Single by Cheap Trick

from the album One on One
- B-side: "All I Really Want to Do"
- Released: September 1982
- Genre: Rock; power pop;
- Length: 2:59
- Label: Epic
- Songwriter: Rick Nielsen
- Producer: Roy Thomas Baker

Cheap Trick singles chronology
| "I Want You" (1982) | "She's Tight" (1982) | "Saturday at Midnight" (1983) |

Alternative Cover
- Dutch cover of "She's Tight"

= She's Tight =

1982 single by Cheap Trick

"She's Tight" is a song by the American rock band Cheap Trick, which was released in 1982 as the third single from their studio album One on One. It was written by guitarist Rick Nielsen and produced by Roy Thomas Baker. It reached No. 65 on the Billboard Hot 100 Chart.

== History ==
A music video was filmed to promote the single, which received regular airing on MTV. The band also performed the song on the show Laugh Trax, along with "Saturday at Midnight".

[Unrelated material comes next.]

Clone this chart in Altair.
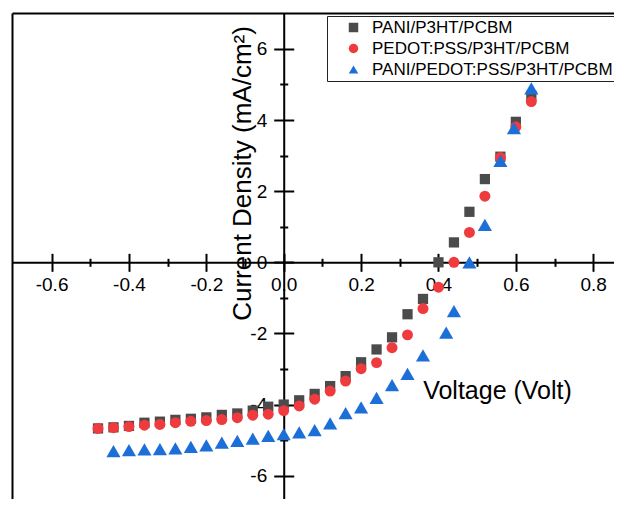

A live version of "She's Tight" was performed at the band's 25th-anniversary concert in Rockford, Illinois, during 1999. The performance saw Brant rejoining Cheap Trick on stage to play bass on the track, along with "If You Want My Love". The concert was later released in 2001 as Silver.

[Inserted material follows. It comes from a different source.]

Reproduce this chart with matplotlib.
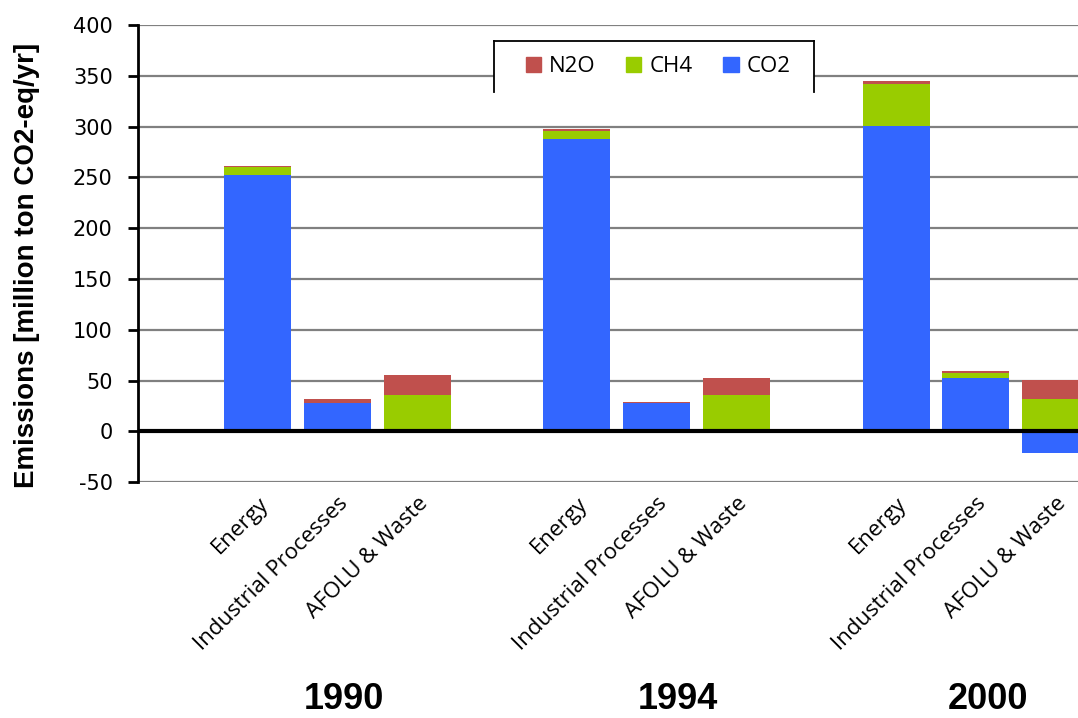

== "All I Really Want to Do" ==
The single's B-side, "All I Really Want to Do", was a non-album track exclusive to the single. It was written by Nielsen and would later appear on the 1996 box-set Sex, America, Cheap Trick.

==Critical reception==
Stephen Thomas Erlewine of AllMusic described the song as being "good and sleazy". Christopher Connelly of Rolling Stone said the song was a "spirited, though moderated, rocker," and remarked on the similarity of the song's guitar part to Eddie Cochran's "Somethin' Else." Classic Rock History critic Michael Quinn rated it Cheap Trick's 6th best song, saying that "Cheap Trick presented fans with some great riffs in the tradition of band like Led Zeppelin and the Rolling Stones but with that sweet-sounding Beatles' type harmonies and the punk edge of a Ramones."

John Serba, entertainment reporter and film critic for MLive.com/The Grand Rapids Press, describes it as his all-time favorite Cheap Trick song, praising the keyboard and guitar riffs (which he claims "would rot Elvis Costello's teeth"), the beat, and the call and response. In the 2007 book Shake Some Action: The Ultimate Power Pop Guide, a section on Cheap Trick featured reviews on the top 20 stand-out tracks from the band. "She's Tight" was included, with the author John M. Borack writing: "Guitar riffs don't come any simpler than this one, but the keyboard squiggles, horny lyrics and head-bobbing rhythms on this one are undeniably fun."

==Charts==

| Chart (1982) | Peak position |
|---|---|
| US Billboard Hot 100 | 65 |

==Track listing==
- 7" single
1. "She's Tight" – 2:59
2. "All I Really Want to Do" – 2:27

- 7" single (Dutch release)
3. "She's Tight" – 2:59
4. "All I Really Want to Do" – 2:27

==Personnel==
- Cheap Trick
- Robin Zander - lead vocals, rhythm guitar
- Rick Nielsen - lead guitar, backing vocals
- Jon Brant - bass, backing vocals
- Bun E. Carlos - drums, percussion

- Additional personnel
- Roy Thomas Baker – producer
- Ian Taylor – engineer
- Paul Klingberg – assistant
- George Marino – mastering
- David Michael Kennedy – photographer

==Cover versions==

- In 1997, the Atlanta all-female band Catfight! covered the song as the B-side of their second single, "Panic Attack".
- In 2000, the song was covered by Taime Downe for the Cheap Trick tribute album Cheap Dream: A Tribute to Cheap Trick.
- In 2016, American rock band Steel Panther covered the song for their album Lower the Bar (2017). Robin Zander and Bobbie Brown make cameo appearances in the music video.